Wall Street saw fit to send shares down 4 percent in after-hours trading. Over the last year, Stitch Fix stock has been down some 85 percent.
It will take more than cutting costs to climb out of this hole, and Spaulding knows it. On the call, the CEO made it clear that she sees her platform’s differentiation as the key to drive the business forward.
For instance, customers want help to get more value out their existing wardrobes, she explained, then pointed to a number of features, such as outfit-based feeds, weekly outfits emails and personalized dynamic content that shows people how to wear new arrivals — all of which stoke high conversion rates. Over the year, it has also experimented with episodic or quarterly promotional events, a new opportunity afforded by its Freestyle direct-buy business, and it’s making more use of influencers. When it comes to selection, the company added more than 80 national brands alongside its Stitch Fix-exclusive labels, and broadened into new categories like footwear, outerwear and dresses.
“Some of the other work that we’re focused on in the background are things like a unified data platform….Our infrastructure was built very rapidly to scale our Fix [subscription] business into multiple lines of business like women’s, men’s, kids, in the U.K.,” Spaulding continued. “It didn’t have the foresight to know we’d launch Freestyle or the foresight to say, ‘Let’s get into a lot of different product categories.’

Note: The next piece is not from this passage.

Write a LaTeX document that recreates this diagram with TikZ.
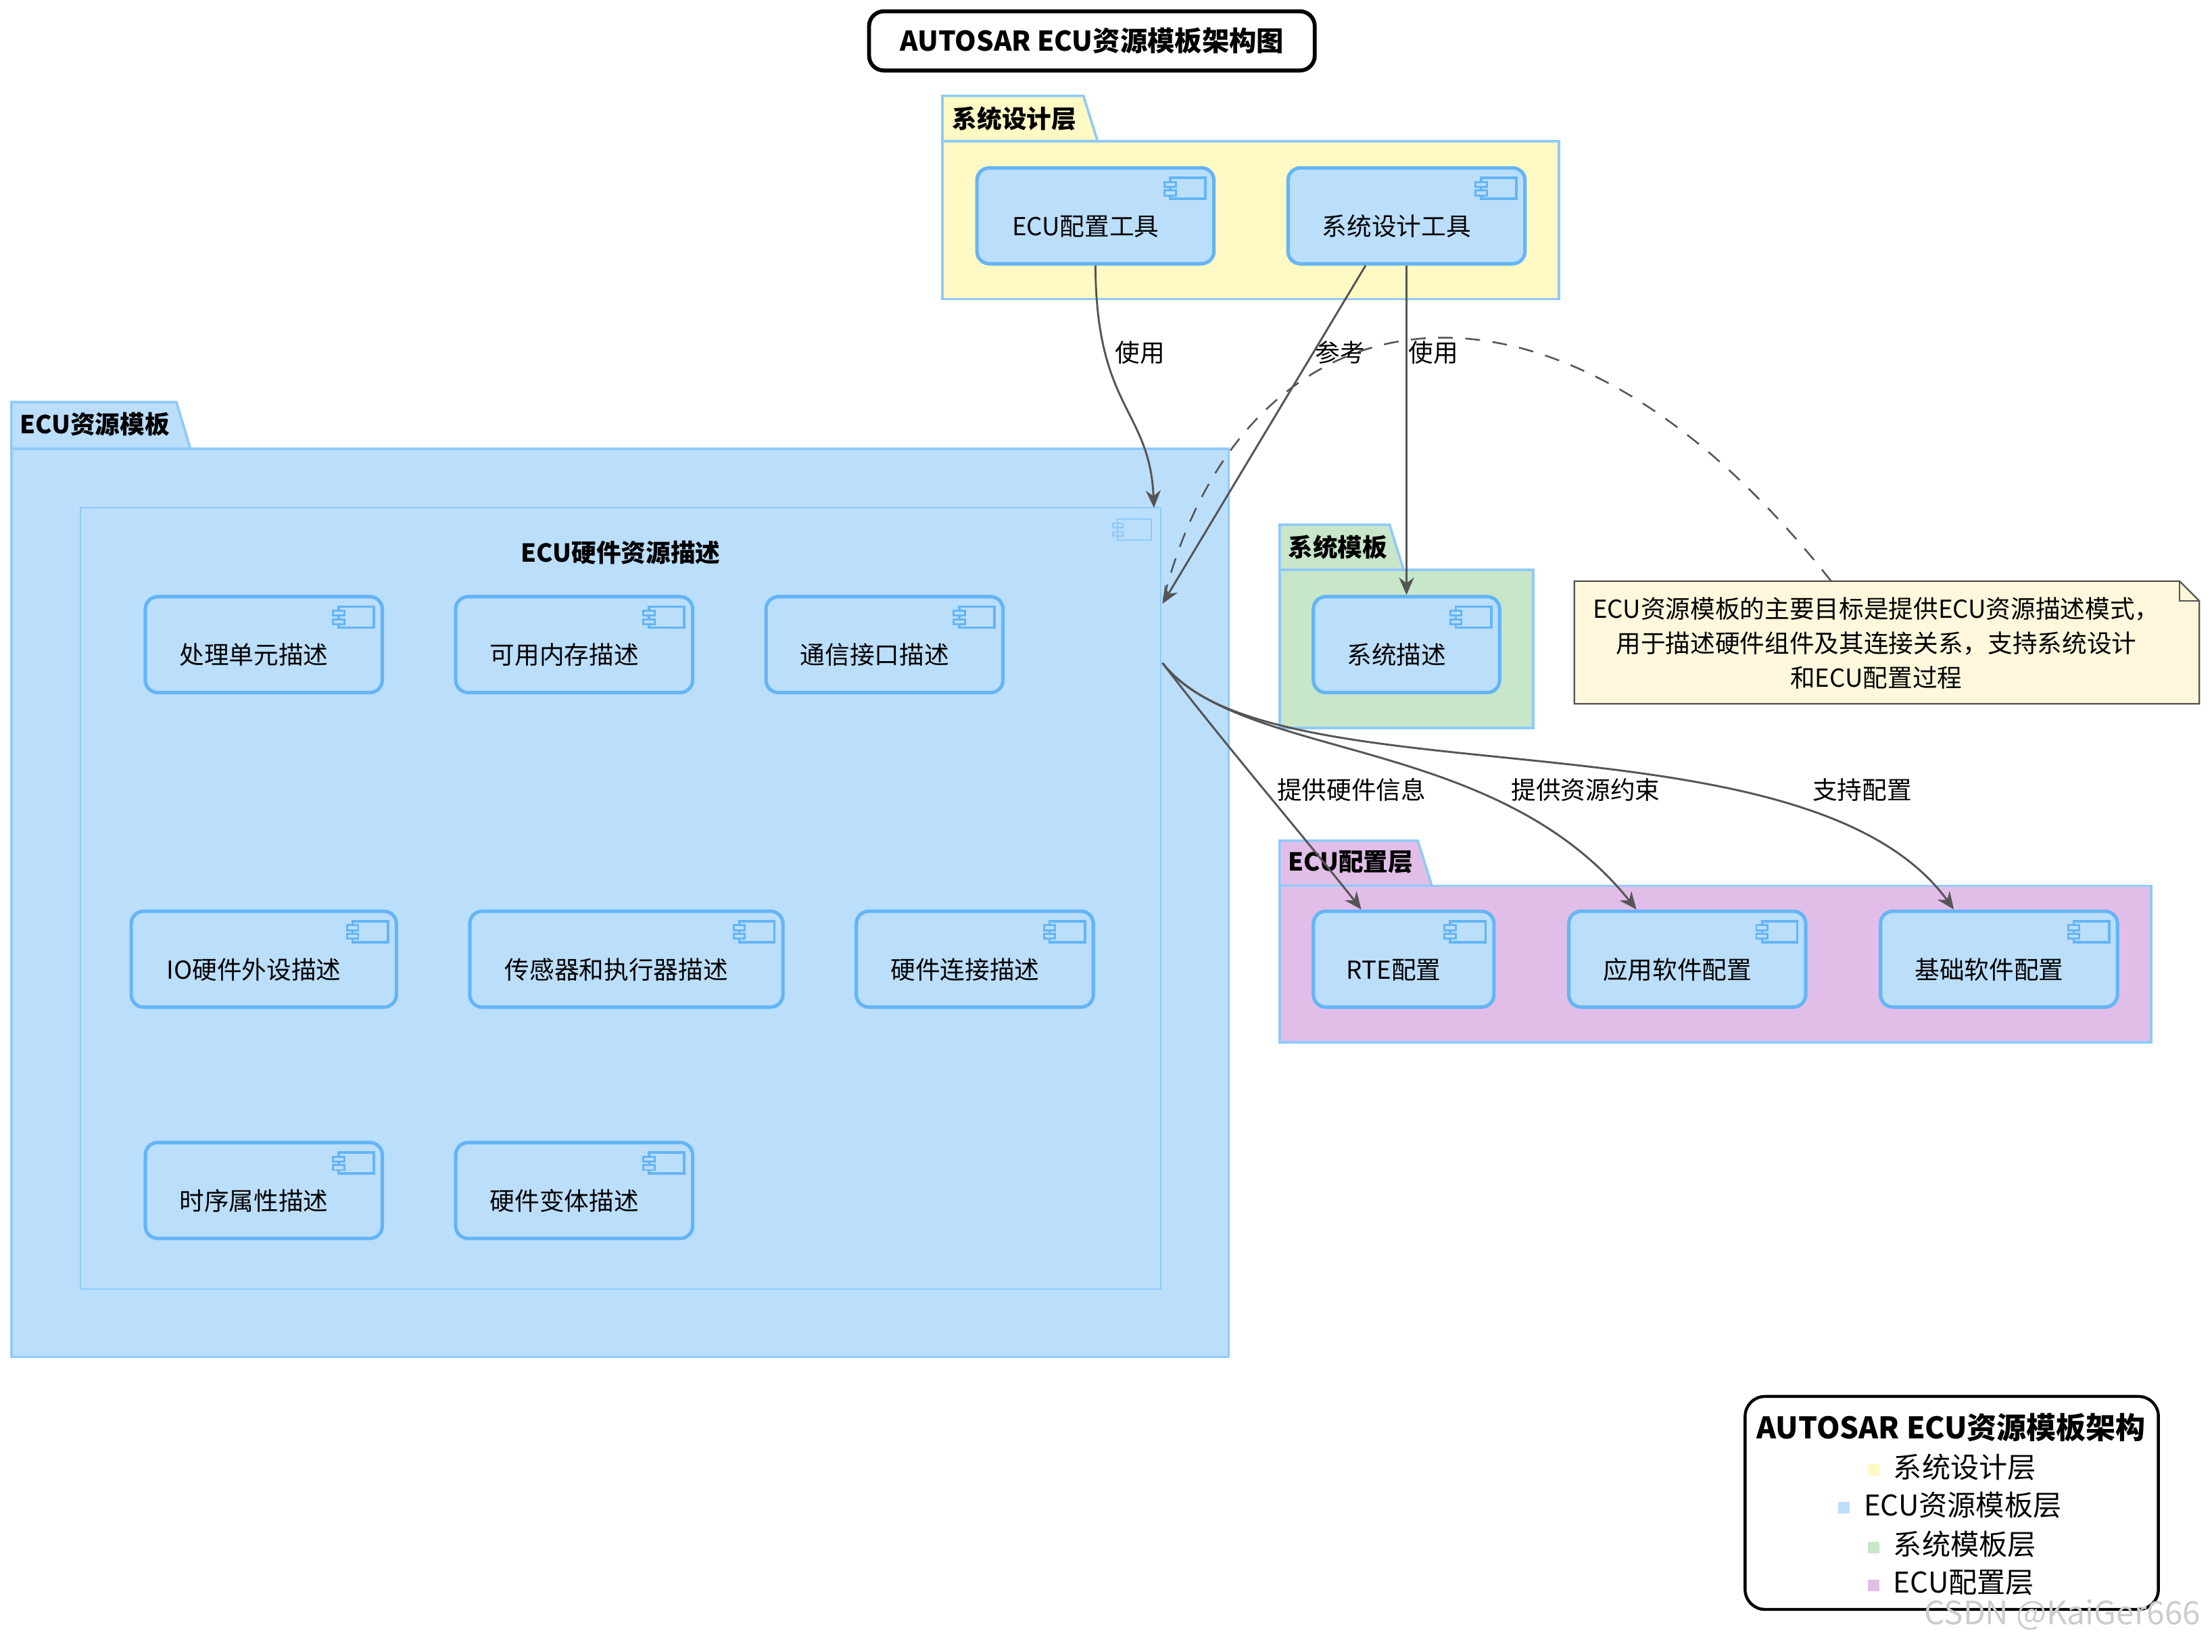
\documentclass[tikz,border=0pt]{standalone}
\usepackage{fontspec}
\setmainfont{Noto Sans CJK SC}
\usetikzlibrary{positioning,calc,arrows.meta,shapes.misc}
\definecolor{bluefill}{HTML}{BBDEFB}
\definecolor{blueline}{HTML}{64B5F6}
\definecolor{pkgline}{HTML}{90CAF9}
\definecolor{yellowfill}{HTML}{FFF9C4}
\definecolor{greenfill}{HTML}{C8E6C9}
\definecolor{purplefill}{HTML}{E1BEE7}
\definecolor{notefill}{HTML}{FFF8DC}
\definecolor{arrowgray}{HTML}{555555}
\newcommand{\ctext}[1]{\makebox[0pt]{\hspace*{-0.28cm}\raisebox{-0.28cm}[0pt][0pt]{#1}}}
\tikzset{
  comp/.style={draw=blueline, line width=1.4pt, fill=bluefill, rounded corners=5pt,
    minimum height=1.36cm, minimum width=3.36cm, inner sep=0pt,
    font=\fontsize{10}{12}\selectfont,
    path picture={\draw[blueline, line width=1pt, fill=bluefill, sharp corners]
      ([xshift=-0.62cm,yshift=-0.14cm]path picture bounding box.north east) rectangle ++(0.5cm,-0.3cm);
      \draw[blueline, line width=0.8pt, fill=bluefill, sharp corners]
      ([xshift=-0.7cm,yshift=-0.2cm]path picture bounding box.north east) rectangle ++(0.16cm,-0.07cm)
      ([xshift=-0.7cm,yshift=-0.32cm]path picture bounding box.north east) rectangle ++(0.16cm,-0.07cm);}},
  pkg/.style={draw=pkgline, line width=1pt, inner sep=0pt},
  tab/.style={draw=pkgline, line width=1pt},
  tabtext/.style={font=\fontsize{10}{12}\selectfont\bfseries, anchor=west, inner sep=1pt},
  conn/.style={-{Stealth[length=7pt,width=6pt]}, arrowgray, line width=0.8pt},
  lbl/.style={font=\fontsize{10}{12}\selectfont, black},
  legtext/.style={font=\fontsize{11.5}{13}\selectfont, anchor=west},
  legsq/.style={minimum size=0.16cm, inner sep=0pt}
}
\begin{document}
\begin{tikzpicture}[x=0.02cm, y=-0.02cm]
  \useasboundingbox (0,0) rectangle (1568,1171);
  % title
  \node [draw, line width=1.6pt, rounded corners=6pt, minimum width=6.32cm, minimum height=0.84cm,
         font=\fontsize{11}{13}\selectfont\bfseries] (title) at (774,29) {AUTOSAR ECU资源模板架构图};

  % system design layer
  \draw [tab, fill=yellowfill] (668,100) -- (668,68) -- (768,68) -- (778,100) -- cycle;
  \node [tabtext] (sysTab) at (673,84) {系统设计层};
  \node [pkg, fill=yellowfill, minimum width=8.74cm, minimum height=2.24cm] (sysPkg) at (886.5,156) {};
  \node [comp] (ecuTool) at (776.5,153) {\ctext{ECU配置工具}};
  \node [comp] (sysTool) at (997,153) {\ctext{系统设计工具}};

  % ECU resource template
  \draw [tab, fill=bluefill] (8,318) -- (8,285) -- (125,285) -- (135,318) -- cycle;
  \node [tabtext] (resTab) at (12,301) {ECU资源模板};
  \node [pkg, fill=bluefill, minimum width=17.26cm, minimum height=12.88cm] (resPkg) at (439.5,640) {};
  \node [draw=pkgline, line width=0.6pt, fill=bluefill, minimum width=15.32cm, minimum height=11.08cm,
         inner sep=0pt] (hwDesc) at (440,637) {};
  \node [font=\fontsize{10}{12}\selectfont\bfseries] (hwTitle) at (440,392) {ECU硬件资源描述};
  \draw [pkgline, line width=0.6pt] (792,368) rectangle (816,383) (789,371) rectangle (796,374) (789,377) rectangle (796,380);
  \node [comp] (cpu)    at (187,457) {\ctext{处理单元描述}};
  \node [comp] (mem)    at (407,457) {\ctext{可用内存描述}};
  \node [comp] (com)    at (627,457) {\ctext{通信接口描述}};
  \node [comp, minimum width=3.76cm] (io)  at (187,680) {\ctext{IO硬件外设描述}};
  \node [comp, minimum width=4.44cm] (sen)  at (444,680) {\ctext{传感器和执行器描述}};
  \node [comp] (link)   at (691,680) {\ctext{硬件连接描述}};
  \node [comp] (timing) at (187,844) {\ctext{时序属性描述}};
  \node [comp] (variant) at (407,844) {\ctext{硬件变体描述}};
  \coordinate (hwIn1) at (818,360);
  \coordinate (hwIn2) at (824,428);
  \coordinate (hwOut) at (824,470);

  % system template
  \draw [tab, fill=greenfill] (907,404) -- (907,372) -- (985,372) -- (995,404) -- cycle;
  \node [tabtext] (stTab) at (911,388) {系统模板};
  \node [pkg, fill=greenfill, minimum width=3.6cm, minimum height=2.24cm] (stPkg) at (997,460) {};
  \node [comp, minimum width=2.64cm] (sysDesc) at (997,457) {\ctext{系统描述}};

  % ECU configuration layer
  \draw [tab, fill=purplefill] (907,628) -- (907,596) -- (1005,596) -- (1015,628) -- cycle;
  \node [tabtext] (cfgTab) at (911,611) {ECU配置层};
  \node [pkg, fill=purplefill, minimum width=12.36cm, minimum height=2.22cm] (cfgPkg) at (1216,683.5) {};
  \node [comp, minimum width=2.56cm] (rte) at (995,680) {\ctext{RTE配置}};
  \node [comp] (app) at (1196,680) {\ctext{应用软件配置}};
  \node [comp] (bsw) at (1417,680) {\ctext{基础软件配置}};

  % note
  \draw [arrowgray, line width=0.6pt, fill=notefill] (1116,412) -- (1545,412) -- (1559,426) -- (1559,499) -- (1116,499) -- cycle;
  \draw [arrowgray, line width=0.6pt] (1545,412) -- (1545,426) -- (1559,426);
  \node [align=center, font=\fontsize{10}{14}\selectfont] (note) at (1330,456)
    {ECU资源模板的主要目标是提供ECU资源描述模式，\\用于描述硬件组件及其连接关系，支持系统设计\\和ECU配置过程};
  \coordinate (noteTop) at (1298,412);

  % connectors
  \draw [conn] (ecuTool.south) .. controls (777,290) and (815,290) .. (hwIn1);
  \draw [conn] ([xshift=-0.58cm]sysTool.south) -- (hwIn2);
  \draw [conn] (sysTool.south) -- (sysDesc.north);
  \draw [arrowgray, line width=0.7pt, dash pattern=on 6pt off 5pt] (noteTop) .. controls (1100,160) and (880,200) .. (hwIn2);
  \draw [conn] (hwOut) .. controls (870,530) and (930,600) .. ([xshift=-0.6cm]rte.north);
  \draw [conn] (hwOut) .. controls (880,540) and (1060,520) .. ([xshift=-0.72cm]app.north);
  \draw [conn] (hwOut) .. controls (900,570) and (1280,500) .. ([xshift=-0.64cm]bsw.north);
  \node [lbl] (l1) at (808,250) {使用};
  \node [lbl] (l2) at (950,250) {参考};
  \node [lbl] (l3) at (1016,250) {使用};
  \node [lbl] (l4) at (958,560) {提供硬件信息};
  \node [lbl] (l5) at (1124,560) {提供资源约束};
  \node [lbl] (l6) at (1320,560) {支持配置};

  % legend
  \node [draw, line width=1.2pt, rounded corners=8pt, minimum width=5.86cm, minimum height=3.02cm] (legend) at (1383.5,1065.5) {};
  \node [font=\fontsize{12}{14}\selectfont\bfseries] (legTitle) at (1383,1012) {AUTOSAR ECU资源模板架构};
  \node [legtext] (leg1) at (1336,1040) {系统设计层};
  \node [legtext] (leg2) at (1315,1067) {ECU资源模板层};
  \node [legtext] (leg3) at (1336,1095) {系统模板层};
  \node [legtext] (leg4) at (1336,1122) {ECU配置层};
  \node [legsq, fill=yellowfill] (sq1) at (1328,1042) {};
  \node [legsq, fill=bluefill]   (sq2) at (1307,1069) {};
  \node [legsq, fill=greenfill]  (sq3) at (1328,1097) {};
  \node [legsq, fill=purplefill] (sq4) at (1328,1124) {};
  \node [text=gray!40, font=\fontsize{13}{15}\selectfont, anchor=east] (mark) at (1566,1145) {CSDN @KaiGer666};
\end{tikzpicture}
\end{document}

“So we’re essentially slowing down a bit to speed up in the future by preparing our infrastructure…”
But for Saunders, that may point to how complex and expensive the platform is to operate. Meanwhile, diversifying the styling or subscription model with Freestyle direct-buy didn’t alleviate the slowdown in the core business, as hoped.
“The problem here is that when the curation element is removed, Stitch Fix is not particularly different from any other retailer of fashion,” he explained. “On top of this, most consumers have pulled back on the volume of clothes they buy, so Stitch Fix is trying to sell into a more muted market — and one where promotions and discounts from other retailers abounds.”